Word for word, quote all of the material, omitting the pictures.

# # # #

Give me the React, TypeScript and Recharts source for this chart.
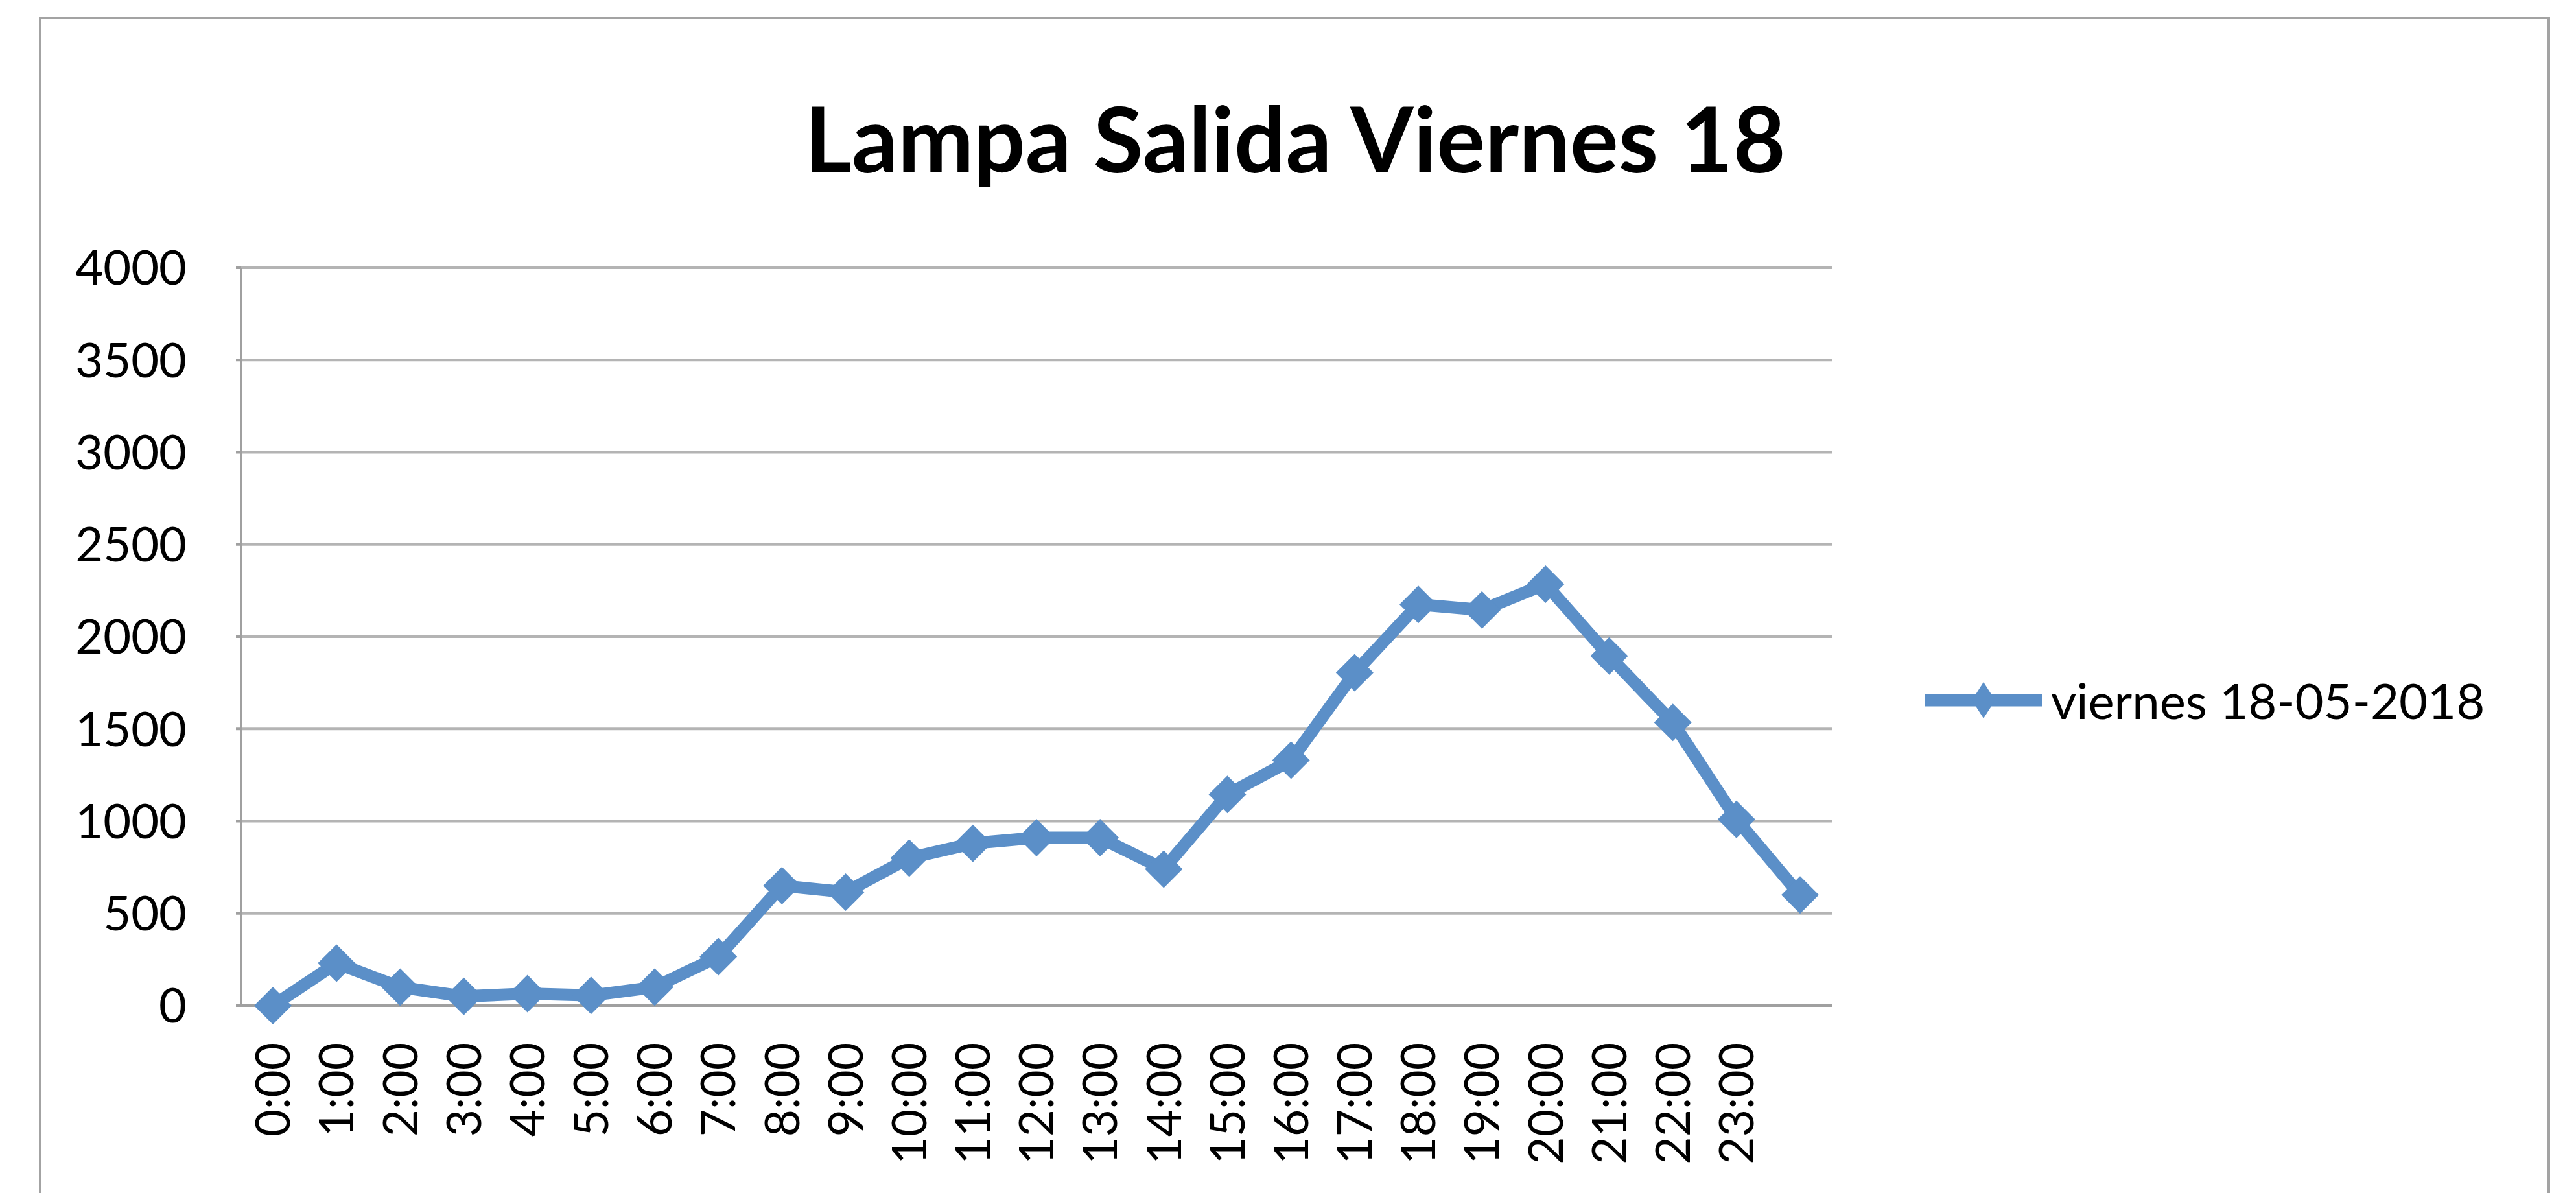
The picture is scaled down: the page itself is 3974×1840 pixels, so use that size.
import { CartesianGrid, Line, LineChart, XAxis, YAxis } from "recharts";

// hourly departures, Lampa, friday 18-05-2018
const hours = [
  "0:00", "1:00", "2:00", "3:00", "4:00", "5:00", "6:00", "7:00", "8:00", "9:00",
  "10:00", "11:00", "12:00", "13:00", "14:00", "15:00", "16:00", "17:00", "18:00",
  "19:00", "20:00", "21:00", "22:00", "23:00", "",
];
const salidas = [
  0, 230, 100, 50, 65, 55, 100, 265, 650, 615, 800, 880, 910, 910, 740, 1145, 1330,
  1805, 2175, 2145, 2285, 1895, 1535, 1010, 600,
];
const yTicks = [0, 500, 1000, 1500, 2000, 2500, 3000, 3500, 4000];
const seriesName = "viernes 18-05-2018";
const title = "Lampa Salida Viernes 18";

const data = hours.map((h, i) => ({ hora: h, valor: salidas[i] }));

const FONT = "Lato, 'Open Sans', sans-serif";
const BLUE = "#5b8fc8";
const GRAY = "#a0a0a0";

const Diamond = (props: any) => {
  const { cx, cy, index } = props;
  if (cx == null || cy == null) return null;
  const r = 29;
  return (
    <path
      key={`d-${index}`}
      d={`M${cx},${cy - r} L${cx + r},${cy} L${cx},${cy + r} L${cx - r},${cy} Z`}
      fill={BLUE}
    />
  );
};

const HourTick = (props: any) => {
  const { x, y, payload } = props;
  return (
    <g transform={`translate(${x},${y + 57})`}>
      <text
        transform="rotate(-90)"
        textAnchor="end"
        dy="0.36em"
        fontSize={73}
        fontFamily={FONT}
        fill="#000"
      >
        {payload.value}
      </text>
    </g>
  );
};

export default function App() {
  return (
    <div
      style={{
        position: "absolute",
        left: 0,
        top: 0,
        width: 3974,
        height: 1840,
        overflow: "hidden",
        background: "#fff",
      }}
    >
      <div
        style={{
          position: "absolute",
          left: 60,
          top: 26,
          width: 3866,
          height: 1900,
          border: "4px solid #a3a3a3",
        }}
      />
      <div
        style={{
          position: "absolute",
          left: 998,
          top: 142,
          width: 2000,
          textAlign: "center",
          fontFamily: FONT,
          fontWeight: 700,
          fontSize: 140,
          lineHeight: "140px",
          color: "#000",
        }}
      >
        {title}
      </div>

      {/* legend, drawn outside the chart so it does not eat plot space */}
      <div
        style={{
          position: "absolute",
          left: 2970,
          top: 1050,
          display: "flex",
          alignItems: "center",
          fontFamily: FONT,
        }}
      >
        <svg width={180} height={60}>
          <line x1={0} y1={30} x2={180} y2={30} stroke={BLUE} strokeWidth={19} />
          <path d="M90,2 L108,30 L90,58 L72,30 Z" fill={BLUE} />
        </svg>
        <span style={{ marginLeft: 14, fontSize: 76, color: "#000", lineHeight: "60px" }}>
          {seriesName}
        </span>
      </div>

      <div style={{ position: "absolute", left: 0, top: 0 }}>
        <LineChart
          width={3974}
          height={1840}
          data={data}
          margin={{ top: 413, right: 1148, bottom: 89, left: 72 }}
        >
          <CartesianGrid vertical={false} stroke="#b4b4b4" strokeWidth={4} />
          <XAxis
            dataKey="hora"
            interval={0}
            padding={{ left: 49, right: 49 }}
            height={200}
            tickSize={0}
            tickMargin={0}
            tickLine={false}
            axisLine={{ stroke: GRAY, strokeWidth: 4 }}
            tick={<HourTick />}
          />
          <YAxis
            domain={[0, 4000]}
            ticks={yTicks}
            width={300}
            tickSize={8}
            tickMargin={76}
            tickLine={{ stroke: GRAY, strokeWidth: 4 }}
            axisLine={{ stroke: GRAY, strokeWidth: 4 }}
            tick={{ fontSize: 74, fontFamily: FONT, fill: "#000" }}
          />
          <Line
            type="linear"
            dataKey="valor"
            name={seriesName}
            stroke={BLUE}
            strokeWidth={19}
            dot={Diamond}
            activeDot={false}
            isAnimationActive={false}
          />
        </LineChart>
      </div>
    </div>
  );
}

# # # #

ANSWER TO THIS TASK
Give me the React, TypeScript and Recharts source for this chart.
The picture is scaled down: the page itself is 3974×1840 pixels, so use that size.
import { CartesianGrid, Line, LineChart, XAxis, YAxis } from "recharts";

// hourly departures, Lampa, friday 18-05-2018
const hours = [
  "0:00", "1:00", "2:00", "3:00", "4:00", "5:00", "6:00", "7:00", "8:00", "9:00",
  "10:00", "11:00", "12:00", "13:00", "14:00", "15:00", "16:00", "17:00", "18:00",
  "19:00", "20:00", "21:00", "22:00", "23:00", "",
];
const salidas = [
  0, 230, 100, 50, 65, 55, 100, 265, 650, 615, 800, 880, 910, 910, 740, 1145, 1330,
  1805, 2175, 2145, 2285, 1895, 1535, 1010, 600,
];
const yTicks = [0, 500, 1000, 1500, 2000, 2500, 3000, 3500, 4000];
const seriesName = "viernes 18-05-2018";
const title = "Lampa Salida Viernes 18";

const data = hours.map((h, i) => ({ hora: h, valor: salidas[i] }));

const FONT = "Lato, 'Open Sans', sans-serif";
const BLUE = "#5b8fc8";
const GRAY = "#a0a0a0";

const Diamond = (props: any) => {
  const { cx, cy, index } = props;
  if (cx == null || cy == null) return null;
  const r = 29;
  return (
    <path
      key={`d-${index}`}
      d={`M${cx},${cy - r} L${cx + r},${cy} L${cx},${cy + r} L${cx - r},${cy} Z`}
      fill={BLUE}
    />
  );
};

const HourTick = (props: any) => {
  const { x, y, payload } = props;
  return (
    <g transform={`translate(${x},${y + 57})`}>
      <text
        transform="rotate(-90)"
        textAnchor="end"
        dy="0.36em"
        fontSize={73}
        fontFamily={FONT}
        fill="#000"
      >
        {payload.value}
      </text>
    </g>
  );
};

export default function App() {
  return (
    <div
      style={{
        position: "absolute",
        left: 0,
        top: 0,
        width: 3974,
        height: 1840,
        overflow: "hidden",
        background: "#fff",
      }}
    >
      <div
        style={{
          position: "absolute",
          left: 60,
          top: 26,
          width: 3866,
          height: 1900,
          border: "4px solid #a3a3a3",
        }}
      />
      <div
        style={{
          position: "absolute",
          left: 998,
          top: 142,
          width: 2000,
          textAlign: "center",
          fontFamily: FONT,
          fontWeight: 700,
          fontSize: 140,
          lineHeight: "140px",
          color: "#000",
        }}
      >
        {title}
      </div>

      {/* legend, drawn outside the chart so it does not eat plot space */}
      <div
        style={{
          position: "absolute",
          left: 2970,
          top: 1050,
          display: "flex",
          alignItems: "center",
          fontFamily: FONT,
        }}
      >
        <svg width={180} height={60}>
          <line x1={0} y1={30} x2={180} y2={30} stroke={BLUE} strokeWidth={19} />
          <path d="M90,2 L108,30 L90,58 L72,30 Z" fill={BLUE} />
        </svg>
        <span style={{ marginLeft: 14, fontSize: 76, color: "#000", lineHeight: "60px" }}>
          {seriesName}
        </span>
      </div>

      <div style={{ position: "absolute", left: 0, top: 0 }}>
        <LineChart
          width={3974}
          height={1840}
          data={data}
          margin={{ top: 413, right: 1148, bottom: 89, left: 72 }}
        >
          <CartesianGrid vertical={false} stroke="#b4b4b4" strokeWidth={4} />
          <XAxis
            dataKey="hora"
            interval={0}
            padding={{ left: 49, right: 49 }}
            height={200}
            tickSize={0}
            tickMargin={0}
            tickLine={false}
            axisLine={{ stroke: GRAY, strokeWidth: 4 }}
            tick={<HourTick />}
          />
          <YAxis
            domain={[0, 4000]}
            ticks={yTicks}
            width={300}
            tickSize={8}
            tickMargin={76}
            tickLine={{ stroke: GRAY, strokeWidth: 4 }}
            axisLine={{ stroke: GRAY, strokeWidth: 4 }}
            tick={{ fontSize: 74, fontFamily: FONT, fill: "#000" }}
          />
          <Line
            type="linear"
            dataKey="valor"
            name={seriesName}
            stroke={BLUE}
            strokeWidth={19}
            dot={Diamond}
            activeDot={false}
            isAnimationActive={false}
          />
        </LineChart>
      </div>
    </div>
  );
}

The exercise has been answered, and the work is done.